**** RAW DATA ****

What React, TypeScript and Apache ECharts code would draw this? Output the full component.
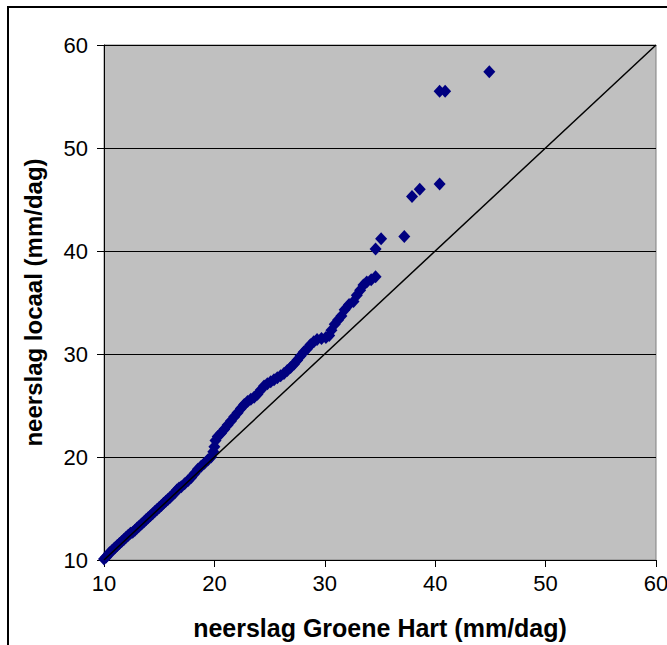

****
**** RAW DATA ****

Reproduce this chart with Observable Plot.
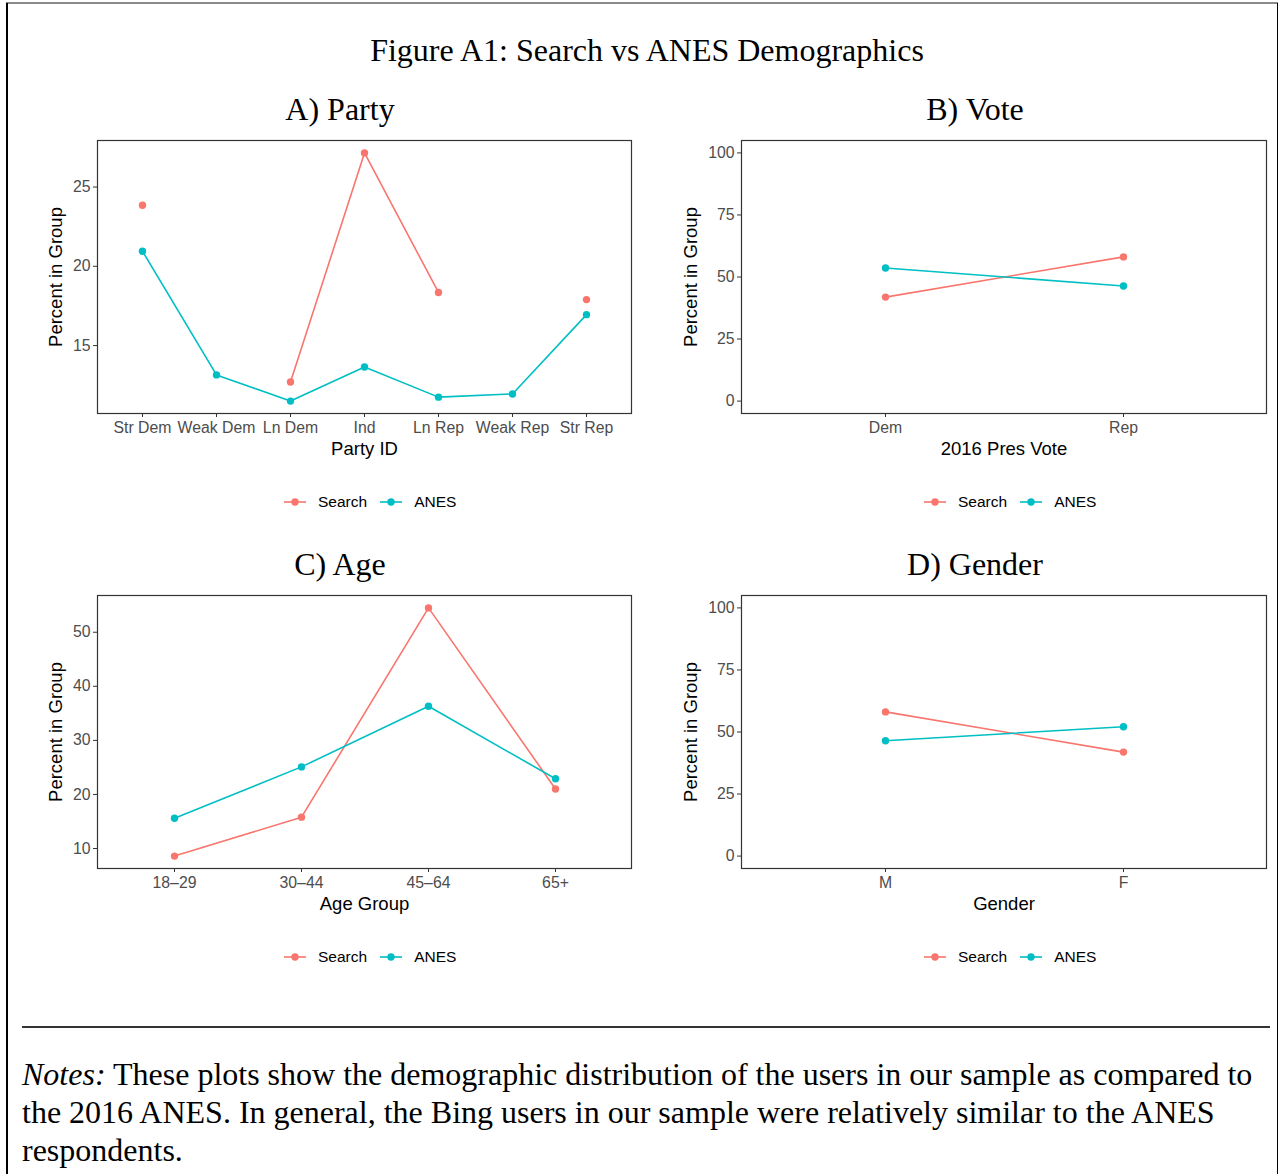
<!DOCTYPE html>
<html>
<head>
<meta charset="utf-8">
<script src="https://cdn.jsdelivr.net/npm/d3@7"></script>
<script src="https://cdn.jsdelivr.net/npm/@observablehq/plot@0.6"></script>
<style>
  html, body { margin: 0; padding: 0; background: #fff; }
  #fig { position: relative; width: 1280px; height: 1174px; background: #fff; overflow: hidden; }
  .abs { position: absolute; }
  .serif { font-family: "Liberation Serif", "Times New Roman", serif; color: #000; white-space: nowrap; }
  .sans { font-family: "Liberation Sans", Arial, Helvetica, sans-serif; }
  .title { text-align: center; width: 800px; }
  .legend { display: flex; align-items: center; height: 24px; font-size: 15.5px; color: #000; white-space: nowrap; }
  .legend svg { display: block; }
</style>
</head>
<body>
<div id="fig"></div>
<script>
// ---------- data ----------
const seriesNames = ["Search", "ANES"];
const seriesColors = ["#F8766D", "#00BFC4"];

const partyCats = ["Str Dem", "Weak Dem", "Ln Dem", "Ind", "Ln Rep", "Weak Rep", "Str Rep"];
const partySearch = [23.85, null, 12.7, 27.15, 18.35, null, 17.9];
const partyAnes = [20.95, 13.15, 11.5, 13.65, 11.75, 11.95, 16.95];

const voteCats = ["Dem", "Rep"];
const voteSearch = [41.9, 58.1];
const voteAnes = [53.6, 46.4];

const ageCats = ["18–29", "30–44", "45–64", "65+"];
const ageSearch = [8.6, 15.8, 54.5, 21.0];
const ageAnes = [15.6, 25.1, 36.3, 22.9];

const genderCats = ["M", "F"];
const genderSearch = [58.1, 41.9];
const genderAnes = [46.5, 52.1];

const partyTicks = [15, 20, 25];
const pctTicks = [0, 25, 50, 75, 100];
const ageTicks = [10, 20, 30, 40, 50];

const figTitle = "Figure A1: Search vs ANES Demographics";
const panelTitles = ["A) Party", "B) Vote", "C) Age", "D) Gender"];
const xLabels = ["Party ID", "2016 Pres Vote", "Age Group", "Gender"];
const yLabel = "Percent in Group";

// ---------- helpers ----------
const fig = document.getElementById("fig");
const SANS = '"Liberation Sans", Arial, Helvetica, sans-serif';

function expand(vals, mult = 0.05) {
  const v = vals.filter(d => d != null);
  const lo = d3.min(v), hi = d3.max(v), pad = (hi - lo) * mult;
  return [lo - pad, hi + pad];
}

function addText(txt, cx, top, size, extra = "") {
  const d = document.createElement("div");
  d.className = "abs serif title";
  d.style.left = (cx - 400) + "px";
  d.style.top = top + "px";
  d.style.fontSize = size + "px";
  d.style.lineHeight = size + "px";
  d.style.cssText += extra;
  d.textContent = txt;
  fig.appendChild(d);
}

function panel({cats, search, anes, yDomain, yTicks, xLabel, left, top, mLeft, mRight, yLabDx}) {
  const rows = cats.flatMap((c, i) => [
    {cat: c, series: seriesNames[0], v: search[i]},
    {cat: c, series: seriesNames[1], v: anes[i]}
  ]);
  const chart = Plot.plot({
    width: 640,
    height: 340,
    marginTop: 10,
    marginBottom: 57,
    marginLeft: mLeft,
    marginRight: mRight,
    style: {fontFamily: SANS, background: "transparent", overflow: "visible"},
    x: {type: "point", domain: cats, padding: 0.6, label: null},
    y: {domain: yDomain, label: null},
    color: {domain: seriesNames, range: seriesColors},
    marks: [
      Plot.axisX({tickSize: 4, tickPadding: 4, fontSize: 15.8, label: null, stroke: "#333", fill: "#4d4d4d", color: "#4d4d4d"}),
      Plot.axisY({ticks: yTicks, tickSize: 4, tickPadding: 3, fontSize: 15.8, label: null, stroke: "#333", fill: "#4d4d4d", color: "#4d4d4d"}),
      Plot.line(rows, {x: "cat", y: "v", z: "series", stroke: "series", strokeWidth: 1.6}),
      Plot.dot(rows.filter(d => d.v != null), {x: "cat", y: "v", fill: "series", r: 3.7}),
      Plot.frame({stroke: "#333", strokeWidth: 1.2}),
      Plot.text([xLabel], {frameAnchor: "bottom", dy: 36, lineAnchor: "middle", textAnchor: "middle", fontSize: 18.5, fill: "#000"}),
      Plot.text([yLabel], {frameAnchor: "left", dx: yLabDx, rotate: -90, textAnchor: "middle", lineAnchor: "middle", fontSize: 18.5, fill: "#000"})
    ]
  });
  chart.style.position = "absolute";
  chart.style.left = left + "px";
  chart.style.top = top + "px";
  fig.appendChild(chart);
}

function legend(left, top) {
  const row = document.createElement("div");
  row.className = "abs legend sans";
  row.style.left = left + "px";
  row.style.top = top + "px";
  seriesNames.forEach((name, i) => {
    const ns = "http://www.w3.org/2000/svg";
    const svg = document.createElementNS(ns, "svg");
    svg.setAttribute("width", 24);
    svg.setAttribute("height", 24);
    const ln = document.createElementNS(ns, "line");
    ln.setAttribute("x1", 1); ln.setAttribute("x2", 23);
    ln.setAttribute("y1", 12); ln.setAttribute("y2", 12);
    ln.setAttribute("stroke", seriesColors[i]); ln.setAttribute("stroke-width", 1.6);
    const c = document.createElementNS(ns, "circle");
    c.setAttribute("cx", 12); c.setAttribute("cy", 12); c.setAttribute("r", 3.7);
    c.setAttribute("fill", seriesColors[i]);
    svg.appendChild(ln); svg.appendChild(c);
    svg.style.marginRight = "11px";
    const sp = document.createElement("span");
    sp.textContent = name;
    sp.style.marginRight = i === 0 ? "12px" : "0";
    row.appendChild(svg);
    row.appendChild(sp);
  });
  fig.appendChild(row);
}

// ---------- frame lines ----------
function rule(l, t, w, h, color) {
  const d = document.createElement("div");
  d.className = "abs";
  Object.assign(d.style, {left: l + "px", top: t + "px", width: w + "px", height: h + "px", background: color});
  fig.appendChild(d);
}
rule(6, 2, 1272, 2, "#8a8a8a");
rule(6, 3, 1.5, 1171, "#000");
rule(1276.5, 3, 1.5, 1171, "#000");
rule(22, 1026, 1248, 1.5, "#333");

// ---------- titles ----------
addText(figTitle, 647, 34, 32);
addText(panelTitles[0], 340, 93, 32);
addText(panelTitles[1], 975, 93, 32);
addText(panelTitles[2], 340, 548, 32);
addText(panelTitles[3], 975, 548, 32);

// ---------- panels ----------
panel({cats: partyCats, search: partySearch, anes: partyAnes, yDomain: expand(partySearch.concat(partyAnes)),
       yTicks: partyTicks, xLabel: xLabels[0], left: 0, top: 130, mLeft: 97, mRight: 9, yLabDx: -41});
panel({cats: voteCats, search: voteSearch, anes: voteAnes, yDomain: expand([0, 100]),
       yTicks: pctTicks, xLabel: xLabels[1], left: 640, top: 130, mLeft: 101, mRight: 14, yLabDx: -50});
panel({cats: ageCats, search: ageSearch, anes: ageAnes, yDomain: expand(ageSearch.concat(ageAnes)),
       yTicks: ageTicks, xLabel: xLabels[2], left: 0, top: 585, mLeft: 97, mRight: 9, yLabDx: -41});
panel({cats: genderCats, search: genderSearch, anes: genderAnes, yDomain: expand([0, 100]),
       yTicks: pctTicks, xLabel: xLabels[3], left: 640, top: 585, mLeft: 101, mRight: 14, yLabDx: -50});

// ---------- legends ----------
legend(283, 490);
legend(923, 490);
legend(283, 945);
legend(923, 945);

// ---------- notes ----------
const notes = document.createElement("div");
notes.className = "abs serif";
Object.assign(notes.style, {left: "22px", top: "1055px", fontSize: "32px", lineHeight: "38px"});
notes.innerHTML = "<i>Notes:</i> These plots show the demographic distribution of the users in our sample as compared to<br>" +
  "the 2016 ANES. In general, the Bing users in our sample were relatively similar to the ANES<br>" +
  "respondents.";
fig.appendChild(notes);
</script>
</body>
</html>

****

PROMPT :: Using the material above, report each line where "this" occurs.

EXERCISE RESPONSE ::
What React, TypeScript and Apache ECharts code would draw this? Output the full component.
Reproduce this chart with Observable Plot.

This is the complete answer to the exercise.